How do we help Database Administrators (DBAs) embrace DevOps in a way that can be really productive and part of a rich DevOps team that delivers value to customers quickly and continuously?
That’s an important question to ask right now because there’s a common view among DBAs that DevOps isn’t for them. They’re responsible for documentation and maintenance and deployments, they have internal customers, and they serve internal requests.
Moving from a bureaucratic, inward-facing structure to a DevOps approach that focuses on end users requires a real shift in perspective, motivation and how success is measured. So let’s look at each of those areas in turn.
Change their perspective
Before trying to convince DBAs to change the way they work with others and motivate them to really embrace DevOps, I would find out a few things about how they see things now. For example, what do they see their role is? How would they describe the value they provide? Do they see themselves as a kind of protector of data, or is it something else? I would also ask them who think their customers are.
That last question is the really critical one because when I started out as a DBA longer ago than I care to remember, my then CTO saw our customers as the other units in the business. When we start doing DevOps, that view needs to dramatically shift to serving the needs of end users instead.
The problem here is that many DBAs have a view that they’re workers within a silo of IT engineers, and they have internal customers and serve internal requests. They’re part of a cost center and their value is to fulfil requests from other people. It’s a bureaucratic structure, where the DBA is responsible for documentation and maintenance and deployments.
When everyone is focused on the end users, the role of the DBA moves to a position where they’re in a cross-functional team and their goal under DevOps is to automate as much as possible, and deliver value to end users more quickly. Instead of working in siloes, they work with other team members to solve problems, and introduce automation with tools that aren’t just the typical tools people inside the DBA team use.
Make no mistake here. In the DevOps world, the goal isn’t that DBAs go away, but that they become database specialists who have fewer manual tasks to do, and can help design architectures to deliver value to the customer more quickly. I think that’s a much more interesting and rich role for people to take on.
Give them a new motivation
We need to talk a little bit about motivation because just changing who DBAs view as their customer isn’t necessarily going to motivate them. Now one thing that can be very motivating to people in IT is reducing the parts of their job that are painful, and the great pain that comes out of deploying changes to production is something that a lot of DBAs bond over.
It’s often the case that changes come over from a development team or an outside vendor, and it’s left to DBAs and IT staff to review a massive amount of code. They’re then held responsible for the quality of the changes which they deploy (and which generally they didn’t write), and these changes frequently break.

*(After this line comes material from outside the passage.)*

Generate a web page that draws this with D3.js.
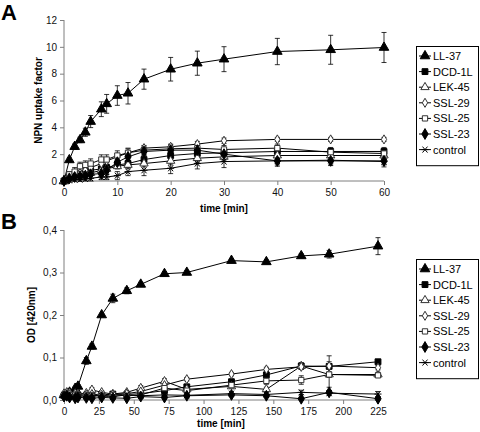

The deployment scripts themselves often don’t execute successfully because there’s been some schema drift between the production environment and the environments it was tested with. If something goes wrong after the deployment, there’s also generally no rollback script, and simply reverting the database to an earlier point in time may well impact far more users than the ones negatively affected by the change. So there’s a ton of pain when it comes to deploying software.

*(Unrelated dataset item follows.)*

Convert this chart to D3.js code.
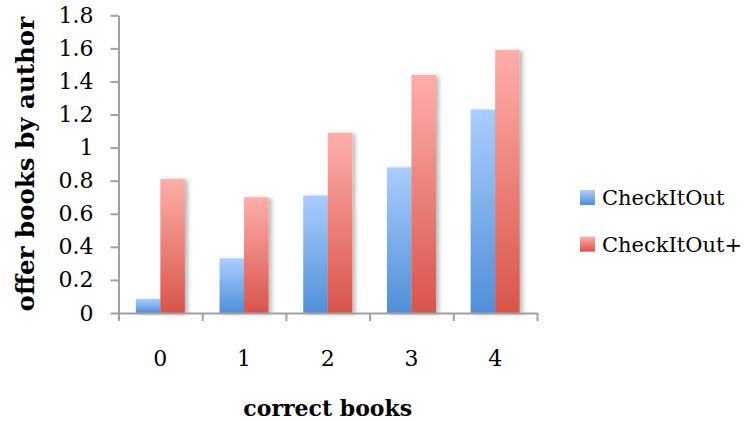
<!DOCTYPE html>
<html>
<head>
<meta charset="utf-8">
<script src="https://cdn.jsdelivr.net/npm/d3@7"></script>
<style>
  html, body { margin: 0; padding: 0; background: #fff; }
  svg { display: block; }
  text { font-family: "DejaVu Serif", "Liberation Serif", serif; fill: #000; }
</style>
</head>
<body>
<svg id="chart" width="744" height="421"></svg>
<script>
// Chart data
const categories = ["0", "1", "2", "3", "4"];
const seriesNames = ["CheckItOut", "CheckItOut+"];
const checkItOut = [0.085, 0.33, 0.71, 0.88, 1.23];
const checkItOutPlus = [0.81, 0.70, 1.09, 1.44, 1.59];
const yTicks = [0, 0.2, 0.4, 0.6, 0.8, 1, 1.2, 1.4, 1.6, 1.8];
const xTitle = "correct books";
const yTitle = "offer books by author";

const seriesValues = [checkItOut, checkItOutPlus];
const gradients = [
  { id: "gradBlue", top: "#aacdff", bottom: "#4f8fd7" },
  { id: "gradRed", top: "#ffaea9", bottom: "#d8544a" }
];

const svg = d3.select("#chart");
const plot = { left: 118.5, right: 537, top: 15.3, bottom: 313 };

const defs = svg.append("defs");
gradients.forEach(g => {
  const lg = defs.append("linearGradient")
    .attr("id", g.id).attr("x1", 0).attr("y1", 0).attr("x2", 0).attr("y2", 1);
  lg.append("stop").attr("offset", "0%").attr("stop-color", g.top);
  lg.append("stop").attr("offset", "100%").attr("stop-color", g.bottom);
});
const shadow = defs.append("filter").attr("id", "barShadow")
  .attr("x", "-20%").attr("y", "-10%").attr("width", "160%").attr("height", "130%");
shadow.append("feDropShadow")
  .attr("dx", 3).attr("dy", 1).attr("stdDeviation", 2)
  .attr("flood-color", "#000").attr("flood-opacity", 0.28);

// Scales
const x = d3.scaleBand().domain(categories).range([plot.left, plot.right])
  .paddingInner(0).paddingOuter(0);
const xInner = d3.scaleBand().domain(d3.range(seriesNames.length))
  .range([0, x.bandwidth()]).paddingInner(0).paddingOuter(0.708);
const xEdges = d3.scaleLinear().domain([0, categories.length]).range([plot.left, plot.right]);
const y = d3.scaleLinear().domain([0, 1.8]).range([plot.bottom, plot.top]);

// Bars
const groups = svg.append("g").selectAll("g")
  .data(categories)
  .join("g")
  .attr("transform", d => `translate(${x(d)},0)`);

groups.selectAll("rect")
  .data((d, i) => seriesValues.map((vals, s) => ({ s, v: vals[i] })))
  .join("rect")
  .attr("x", d => xInner(d.s))
  .attr("width", xInner.bandwidth())
  .attr("y", d => y(d.v))
  .attr("height", d => y(0) - y(d.v))
  .attr("fill", d => `url(#${gradients[d.s].id})`)
  .attr("filter", "url(#barShadow)");

const axisColor = "#a0a0a0";

// Y axis
const yAxis = svg.append("g")
  .attr("transform", `translate(${plot.left},0)`)
  .call(d3.axisLeft(y).tickValues(yTicks).tickSize(8).tickSizeOuter(0).tickPadding(17)
    .tickFormat(d3.format("~g")));
yAxis.select(".domain").attr("stroke", axisColor).attr("stroke-width", 2);
yAxis.selectAll(".tick line").attr("stroke", axisColor).attr("stroke-width", 2);
yAxis.selectAll(".tick text").attr("font-size", 22).attr("font-family", "DejaVu Serif").attr("fill", "#000");

// X axis: boundary ticks
const xAxis = svg.append("g")
  .attr("transform", `translate(0,${plot.bottom})`)
  .call(d3.axisBottom(xEdges).tickValues(d3.range(categories.length + 1))
    .tickSize(8).tickSizeOuter(0).tickFormat(""));
xAxis.select(".domain").attr("stroke", axisColor).attr("stroke-width", 2);
xAxis.selectAll(".tick line").attr("stroke", axisColor).attr("stroke-width", 2);

// X axis: category labels
const xLabels = svg.append("g")
  .attr("transform", `translate(0,${plot.bottom})`)
  .call(d3.axisBottom(x).tickSize(0).tickSizeOuter(0).tickPadding(37));
xLabels.select(".domain").remove();
xLabels.selectAll(".tick text").attr("font-size", 22).attr("font-family", "DejaVu Serif").attr("fill", "#000");

// Axis titles
svg.append("text")
  .attr("x", (plot.left + plot.right) / 2)
  .attr("y", 416)
  .attr("text-anchor", "middle")
  .attr("font-size", 22)
  .attr("font-weight", "bold")
  .text(xTitle);

svg.append("text")
  .attr("transform", `translate(34,${(plot.top + plot.bottom) / 2}) rotate(-90)`)
  .attr("text-anchor", "middle")
  .attr("font-size", 24.5)
  .attr("font-weight", "bold")
  .text(yTitle);

// Legend
const legend = svg.append("g").attr("transform", "translate(580,190)");
const items = legend.selectAll("g")
  .data(seriesNames)
  .join("g")
  .attr("transform", (d, i) => `translate(0,${i * 46.7})`);
items.append("rect")
  .attr("width", 15).attr("height", 15)
  .attr("fill", (d, i) => `url(#${gradients[i].id})`);
items.append("text")
  .attr("x", 22).attr("y", 7.5).attr("dy", "0.35em")
  .attr("font-size", 21)
  .text(d => d);
</script>
</body>
</html>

The promise of finding a way to eliminate that pain through automation, streamlined processes and smaller, more frequent releases can be a big motivating factor. You’re also going to get more value from DBAs with a culture where you don’t have release pain, where changes can flow out and your customers can see new features sooner and take advantage of them faster. All without DBAs and IT engineers having to suffer, lose sleep and be fixing things non-stop after every release.
The motivation here is about providing more value, not DBAs automating themselves out of a job, because there’s still going to be plenty of work for database people in a DevOps world. The higher the rate that you deploy changes in a world without deployment pain means you need a ton of expertise in terms of figuring out how do we deploy things and automate the release cycle and continuously improve it.
Measure their success as part of the team
What does success look like and how do we measure DBA success in a DevOps world? This is a really important question and in a more bureaucratic non-DevOps structure, we typically have a silo with developers and a silo with DBAs. Here, the traditional way to measure success is to judge DBAs on the stability of production and other environments, and developers on release frequency and release tempo.
Unfortunately, this just creates a wall of confusion. Developers are throwing changes over the wall as fast as they can because they’re measured on getting releases out. The DBA and IT staff are resisting them because they’re being judged on stability. Having these two competing interests actively inhibits collaboration and communication because we’re measuring people in a way that doesn’t work with DevOps.
For DBAs in the DevOps world we need to measure their performance on release frequency as well as production stability. And it’s the same thing for developers. They need to be just as responsible for stability as they are for frequency. Aligning these things and saying these are our shared goals, we’re part of the same team, will in turn help you change the perspective of DBAs and motivate them in a new way.